The following quotes are from the article The Efficacy of Surgical Treatment of Cancer – 20 Years Later.
Important Point #1: Cancer Surgery is Not Shown to Improve Outcomes
A review in 1993 found no evidence that surgery affected the course of the disease and an alternative paradigm was proposed. To identify evidence that the primary treatment of cancer, surgery, has been shown to affect the course of the disease.
If there is no such evidence, then to identify the correct paradigm of what cancer is from other cancer treatments that have been shown to be effective.
None of the seven indirect methods used showed that surgery clearly affects the course of the disease for any type of cancer.
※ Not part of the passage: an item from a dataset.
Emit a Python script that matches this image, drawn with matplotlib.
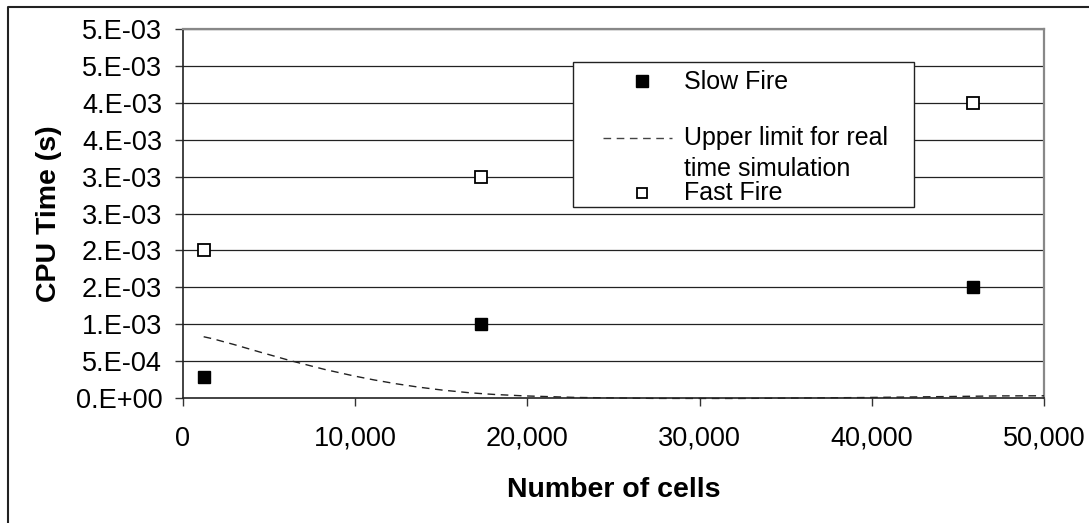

The lack of benefits from cancer screening now includes not only from breast cancer but also from bowel, lung, prostate and ovarian cancer screening. This confirms that cancer surgery is based on an invalid paradigm of what cancer is. Survival figures following treatments based on an alternative paradigm that assumes cancer is a systezmic disease were found to be superior to those following surgery, reinforcing the conclusion that cancer is a systemic disease and that cancer surgery is unlikely to be of benefit in most cases.
No benefits can be expected to be achieved from using cancer surgery except in a few immediately life-threatening situations. Surgery appears to be based on an invalid paradigm of what cancer is. Cancer appears to be a systemic disease and therefore standard treatments need to be reassessed in this light.
Yet while this study was published in 2014, it has not impacted the frequency of cancer surgeries, although surgeries are now more targeted than they were in the past.
Important Point #2: Understanding Cancer as Not Merely a Local Disease
A major part of the error of relying upon surgery is viewing surgery as a local disease. That is, if a person has a tumor, the issue is local to that item and can be addressed by removing that item. This is explained in the following quotation.
The current paradigm is that cancer is a local disease that sometimes later spreads, so removing the tumour means removing the disease. Based on this paradigm the accepted primary treatment for cancer once a solid tumour is diagnosed is surgery. Prior to the acceptance of this paradigm cancer was considered a systemic disease. Over 130 years have passed since surgery became accepted as the primary treatment for cancer.